=== EXERCISE PROMPT ===
Gather the lines that hold the string "Rebuild".

=== Code that draws figures ===
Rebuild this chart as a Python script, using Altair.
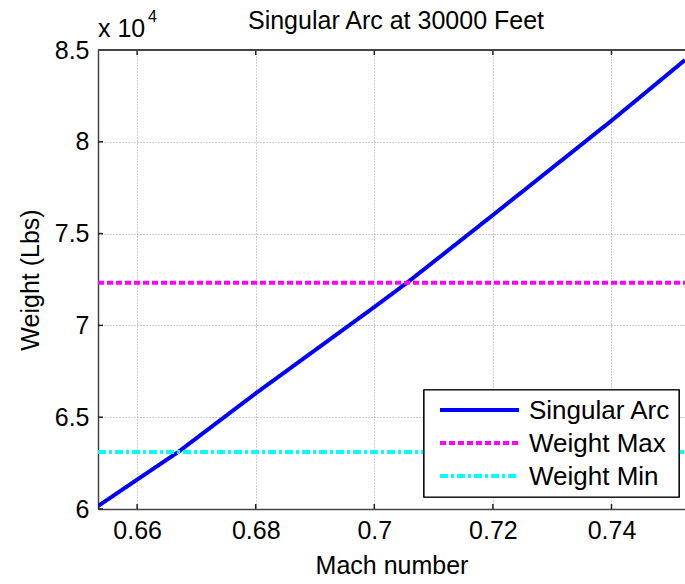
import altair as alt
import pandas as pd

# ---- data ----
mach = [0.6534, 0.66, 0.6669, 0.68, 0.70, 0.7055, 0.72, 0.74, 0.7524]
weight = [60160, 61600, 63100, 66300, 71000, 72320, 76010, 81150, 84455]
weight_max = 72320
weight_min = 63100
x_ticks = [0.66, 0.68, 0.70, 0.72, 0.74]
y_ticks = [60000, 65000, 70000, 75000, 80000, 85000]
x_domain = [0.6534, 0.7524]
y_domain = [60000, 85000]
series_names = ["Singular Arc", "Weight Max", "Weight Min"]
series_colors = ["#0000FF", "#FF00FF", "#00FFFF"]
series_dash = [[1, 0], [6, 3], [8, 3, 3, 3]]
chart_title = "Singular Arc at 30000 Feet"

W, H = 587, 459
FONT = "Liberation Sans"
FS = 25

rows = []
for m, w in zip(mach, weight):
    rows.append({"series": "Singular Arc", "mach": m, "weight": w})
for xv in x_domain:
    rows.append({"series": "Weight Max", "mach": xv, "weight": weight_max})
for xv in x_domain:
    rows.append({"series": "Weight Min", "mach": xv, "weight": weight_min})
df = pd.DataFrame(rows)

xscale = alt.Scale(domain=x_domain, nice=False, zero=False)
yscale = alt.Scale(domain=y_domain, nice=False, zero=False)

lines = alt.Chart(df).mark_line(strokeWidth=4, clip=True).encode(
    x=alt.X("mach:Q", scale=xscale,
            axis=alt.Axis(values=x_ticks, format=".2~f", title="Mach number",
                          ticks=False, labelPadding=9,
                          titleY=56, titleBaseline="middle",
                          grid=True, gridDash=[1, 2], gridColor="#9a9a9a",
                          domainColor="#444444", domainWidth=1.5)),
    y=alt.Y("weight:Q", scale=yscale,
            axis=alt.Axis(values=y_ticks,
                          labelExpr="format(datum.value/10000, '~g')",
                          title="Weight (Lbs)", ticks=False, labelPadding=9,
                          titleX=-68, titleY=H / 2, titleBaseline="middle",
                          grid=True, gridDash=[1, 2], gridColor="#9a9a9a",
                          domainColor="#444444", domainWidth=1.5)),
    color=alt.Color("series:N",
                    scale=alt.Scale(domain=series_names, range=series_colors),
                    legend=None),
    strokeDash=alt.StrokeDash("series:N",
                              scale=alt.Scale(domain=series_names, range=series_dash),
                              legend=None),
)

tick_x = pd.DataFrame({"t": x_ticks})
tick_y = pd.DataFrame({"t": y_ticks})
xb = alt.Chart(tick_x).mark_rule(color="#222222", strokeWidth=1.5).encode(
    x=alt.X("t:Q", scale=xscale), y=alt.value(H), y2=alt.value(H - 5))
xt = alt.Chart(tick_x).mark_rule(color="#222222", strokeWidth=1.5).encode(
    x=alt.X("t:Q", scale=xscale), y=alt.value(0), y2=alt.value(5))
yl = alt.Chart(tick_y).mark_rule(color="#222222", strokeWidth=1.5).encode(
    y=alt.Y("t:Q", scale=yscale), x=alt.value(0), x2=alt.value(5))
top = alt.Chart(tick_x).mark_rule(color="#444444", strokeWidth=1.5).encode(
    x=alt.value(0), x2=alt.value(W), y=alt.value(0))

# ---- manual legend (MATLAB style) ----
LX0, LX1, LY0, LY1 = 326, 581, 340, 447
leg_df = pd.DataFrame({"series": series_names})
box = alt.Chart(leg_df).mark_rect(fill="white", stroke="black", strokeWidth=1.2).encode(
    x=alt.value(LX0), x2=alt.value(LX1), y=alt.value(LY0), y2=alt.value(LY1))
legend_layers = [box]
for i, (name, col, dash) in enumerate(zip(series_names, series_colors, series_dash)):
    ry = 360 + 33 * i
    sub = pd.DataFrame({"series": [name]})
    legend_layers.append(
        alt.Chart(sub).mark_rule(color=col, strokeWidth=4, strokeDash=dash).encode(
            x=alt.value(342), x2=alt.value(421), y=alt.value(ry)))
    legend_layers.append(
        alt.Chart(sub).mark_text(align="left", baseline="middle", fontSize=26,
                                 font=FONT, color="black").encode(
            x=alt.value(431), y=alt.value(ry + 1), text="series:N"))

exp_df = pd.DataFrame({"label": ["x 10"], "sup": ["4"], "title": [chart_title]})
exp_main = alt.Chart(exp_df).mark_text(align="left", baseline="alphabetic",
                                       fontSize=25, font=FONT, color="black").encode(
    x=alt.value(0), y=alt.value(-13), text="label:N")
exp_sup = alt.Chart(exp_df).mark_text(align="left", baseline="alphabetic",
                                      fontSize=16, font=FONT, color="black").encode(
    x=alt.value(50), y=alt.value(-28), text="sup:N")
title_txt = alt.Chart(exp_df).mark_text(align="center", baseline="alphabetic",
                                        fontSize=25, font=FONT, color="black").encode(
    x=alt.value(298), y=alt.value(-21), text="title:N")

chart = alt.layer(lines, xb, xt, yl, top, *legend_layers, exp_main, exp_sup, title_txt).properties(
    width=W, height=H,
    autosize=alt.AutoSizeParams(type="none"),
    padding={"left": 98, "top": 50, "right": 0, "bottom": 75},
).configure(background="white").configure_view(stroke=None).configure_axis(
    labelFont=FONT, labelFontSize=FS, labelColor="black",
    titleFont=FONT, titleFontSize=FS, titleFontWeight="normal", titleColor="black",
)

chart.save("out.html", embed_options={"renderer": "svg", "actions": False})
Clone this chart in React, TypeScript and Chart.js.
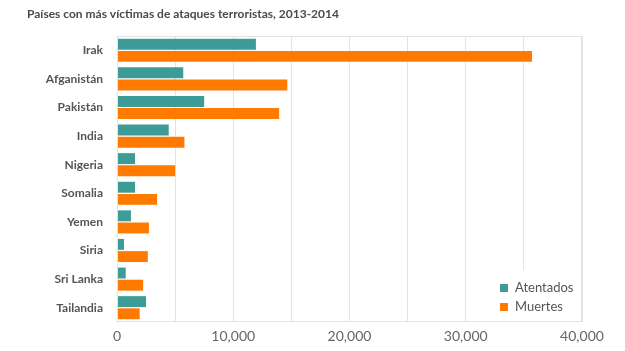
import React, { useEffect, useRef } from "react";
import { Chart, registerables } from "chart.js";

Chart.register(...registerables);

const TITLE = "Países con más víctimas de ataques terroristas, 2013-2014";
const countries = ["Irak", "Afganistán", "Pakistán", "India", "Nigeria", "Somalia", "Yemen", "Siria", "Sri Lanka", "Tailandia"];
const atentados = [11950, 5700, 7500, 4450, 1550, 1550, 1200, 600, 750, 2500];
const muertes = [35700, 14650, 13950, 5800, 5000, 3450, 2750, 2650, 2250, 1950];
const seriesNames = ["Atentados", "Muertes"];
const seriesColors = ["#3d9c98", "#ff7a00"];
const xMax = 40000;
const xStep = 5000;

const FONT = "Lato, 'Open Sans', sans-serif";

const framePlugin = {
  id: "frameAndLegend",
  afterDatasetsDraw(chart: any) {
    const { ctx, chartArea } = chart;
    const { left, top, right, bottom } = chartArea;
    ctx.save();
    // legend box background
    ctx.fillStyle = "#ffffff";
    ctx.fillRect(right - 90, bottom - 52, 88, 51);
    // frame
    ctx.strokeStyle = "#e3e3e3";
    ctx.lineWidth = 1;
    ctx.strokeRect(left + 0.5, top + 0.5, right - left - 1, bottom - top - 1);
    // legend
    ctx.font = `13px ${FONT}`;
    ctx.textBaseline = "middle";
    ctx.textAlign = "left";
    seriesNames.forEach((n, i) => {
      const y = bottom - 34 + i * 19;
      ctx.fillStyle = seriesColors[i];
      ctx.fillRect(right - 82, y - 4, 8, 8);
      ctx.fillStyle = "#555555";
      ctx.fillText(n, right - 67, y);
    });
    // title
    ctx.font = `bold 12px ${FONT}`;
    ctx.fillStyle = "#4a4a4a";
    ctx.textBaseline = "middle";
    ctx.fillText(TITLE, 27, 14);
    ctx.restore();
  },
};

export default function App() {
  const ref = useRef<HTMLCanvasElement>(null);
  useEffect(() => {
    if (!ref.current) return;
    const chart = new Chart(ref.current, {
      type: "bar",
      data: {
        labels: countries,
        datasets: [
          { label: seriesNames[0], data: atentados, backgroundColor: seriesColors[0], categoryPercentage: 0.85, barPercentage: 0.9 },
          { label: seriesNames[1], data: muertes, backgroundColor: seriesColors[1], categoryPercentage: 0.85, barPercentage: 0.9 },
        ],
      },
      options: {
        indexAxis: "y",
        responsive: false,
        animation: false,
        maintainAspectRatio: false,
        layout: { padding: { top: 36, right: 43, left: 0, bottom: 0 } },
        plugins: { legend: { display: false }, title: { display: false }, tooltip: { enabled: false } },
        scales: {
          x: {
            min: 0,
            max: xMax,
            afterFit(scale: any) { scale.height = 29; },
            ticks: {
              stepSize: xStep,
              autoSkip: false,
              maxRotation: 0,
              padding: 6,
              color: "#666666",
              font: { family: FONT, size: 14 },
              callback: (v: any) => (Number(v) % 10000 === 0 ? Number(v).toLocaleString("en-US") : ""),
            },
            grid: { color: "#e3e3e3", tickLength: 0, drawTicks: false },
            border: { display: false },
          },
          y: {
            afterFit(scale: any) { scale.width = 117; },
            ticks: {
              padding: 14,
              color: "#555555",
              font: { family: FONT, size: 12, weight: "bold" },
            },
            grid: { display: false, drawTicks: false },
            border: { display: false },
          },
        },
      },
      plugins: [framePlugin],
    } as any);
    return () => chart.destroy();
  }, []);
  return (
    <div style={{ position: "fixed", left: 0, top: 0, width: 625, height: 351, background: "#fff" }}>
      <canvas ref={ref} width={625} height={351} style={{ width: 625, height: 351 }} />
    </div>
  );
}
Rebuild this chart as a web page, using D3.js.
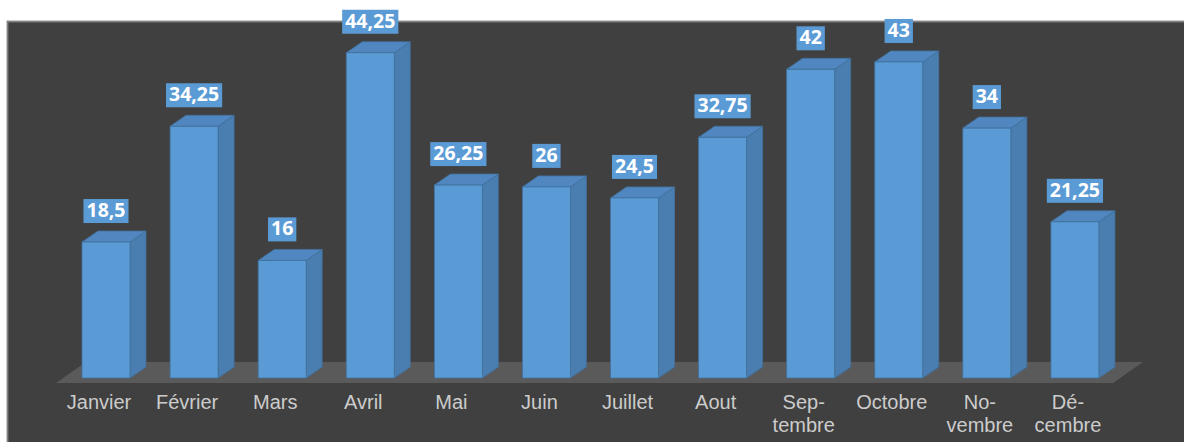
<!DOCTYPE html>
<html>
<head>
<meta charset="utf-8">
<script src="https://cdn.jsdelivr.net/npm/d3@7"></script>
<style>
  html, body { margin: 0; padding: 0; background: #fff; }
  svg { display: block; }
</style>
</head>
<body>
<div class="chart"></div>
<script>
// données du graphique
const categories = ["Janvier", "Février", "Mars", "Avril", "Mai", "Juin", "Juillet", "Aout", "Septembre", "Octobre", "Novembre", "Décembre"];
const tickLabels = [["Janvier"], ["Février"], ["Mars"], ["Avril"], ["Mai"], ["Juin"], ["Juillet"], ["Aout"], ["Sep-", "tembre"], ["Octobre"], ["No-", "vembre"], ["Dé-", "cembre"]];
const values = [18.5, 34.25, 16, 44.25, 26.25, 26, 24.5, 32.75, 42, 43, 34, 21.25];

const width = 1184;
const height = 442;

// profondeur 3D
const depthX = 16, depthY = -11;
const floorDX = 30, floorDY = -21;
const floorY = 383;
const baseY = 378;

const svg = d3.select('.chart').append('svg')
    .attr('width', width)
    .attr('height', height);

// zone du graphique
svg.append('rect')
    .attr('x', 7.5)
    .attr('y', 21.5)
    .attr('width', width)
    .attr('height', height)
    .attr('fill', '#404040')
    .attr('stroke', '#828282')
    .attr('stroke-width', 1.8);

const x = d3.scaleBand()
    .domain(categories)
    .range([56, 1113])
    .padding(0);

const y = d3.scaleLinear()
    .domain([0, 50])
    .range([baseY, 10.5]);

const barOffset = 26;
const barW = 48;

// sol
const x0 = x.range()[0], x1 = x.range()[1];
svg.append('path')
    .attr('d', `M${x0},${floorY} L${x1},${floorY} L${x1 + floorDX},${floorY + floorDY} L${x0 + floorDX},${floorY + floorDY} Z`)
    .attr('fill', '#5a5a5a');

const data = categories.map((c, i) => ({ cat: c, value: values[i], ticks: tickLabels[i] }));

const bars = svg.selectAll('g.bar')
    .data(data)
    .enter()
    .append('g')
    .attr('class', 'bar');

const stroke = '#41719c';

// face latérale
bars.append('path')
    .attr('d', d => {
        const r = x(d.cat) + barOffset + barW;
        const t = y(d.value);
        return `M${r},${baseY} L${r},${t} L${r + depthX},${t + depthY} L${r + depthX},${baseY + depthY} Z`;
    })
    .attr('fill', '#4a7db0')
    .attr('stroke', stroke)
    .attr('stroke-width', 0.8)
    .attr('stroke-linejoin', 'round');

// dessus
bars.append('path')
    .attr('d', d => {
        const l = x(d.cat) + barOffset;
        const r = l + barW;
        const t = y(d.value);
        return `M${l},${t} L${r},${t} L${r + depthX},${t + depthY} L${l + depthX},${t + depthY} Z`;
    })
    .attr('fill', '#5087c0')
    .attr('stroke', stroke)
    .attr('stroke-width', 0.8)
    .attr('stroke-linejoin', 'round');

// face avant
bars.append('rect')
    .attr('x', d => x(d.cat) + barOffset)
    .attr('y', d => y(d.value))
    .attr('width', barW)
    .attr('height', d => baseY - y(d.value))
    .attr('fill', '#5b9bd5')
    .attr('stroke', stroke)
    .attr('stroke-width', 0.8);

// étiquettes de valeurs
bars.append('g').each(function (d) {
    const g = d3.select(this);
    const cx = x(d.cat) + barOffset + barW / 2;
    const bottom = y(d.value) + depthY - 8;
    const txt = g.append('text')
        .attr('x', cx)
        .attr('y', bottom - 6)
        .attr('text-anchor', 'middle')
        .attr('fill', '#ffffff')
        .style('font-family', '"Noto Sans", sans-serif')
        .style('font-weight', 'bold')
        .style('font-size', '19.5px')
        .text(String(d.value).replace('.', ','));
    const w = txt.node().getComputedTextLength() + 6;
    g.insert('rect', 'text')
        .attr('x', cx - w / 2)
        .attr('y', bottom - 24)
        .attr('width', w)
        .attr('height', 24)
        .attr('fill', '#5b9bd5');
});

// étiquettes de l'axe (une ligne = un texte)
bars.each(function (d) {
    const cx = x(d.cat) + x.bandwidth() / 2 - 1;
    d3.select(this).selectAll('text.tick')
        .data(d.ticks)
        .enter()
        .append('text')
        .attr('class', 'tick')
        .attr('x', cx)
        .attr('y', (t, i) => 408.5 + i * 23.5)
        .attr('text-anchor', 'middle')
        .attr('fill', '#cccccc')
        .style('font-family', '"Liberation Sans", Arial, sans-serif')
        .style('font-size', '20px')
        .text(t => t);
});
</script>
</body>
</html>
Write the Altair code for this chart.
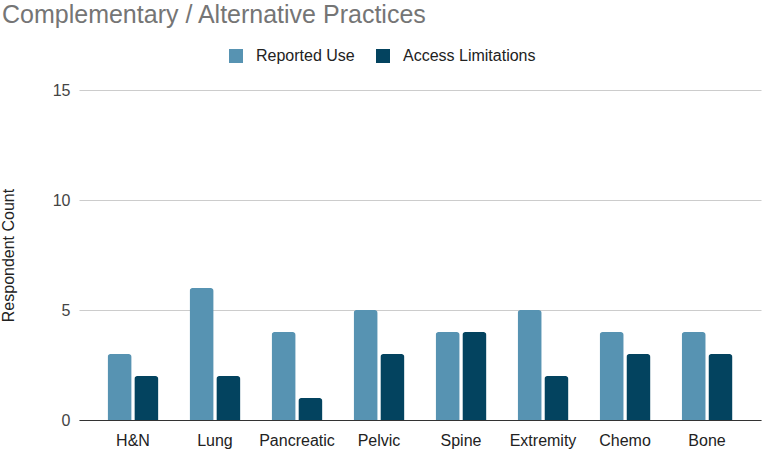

=== WORKED ANSWER ===
Rebuild this chart as a Python script, using Altair.
Rebuild this chart as a web page, using D3.js.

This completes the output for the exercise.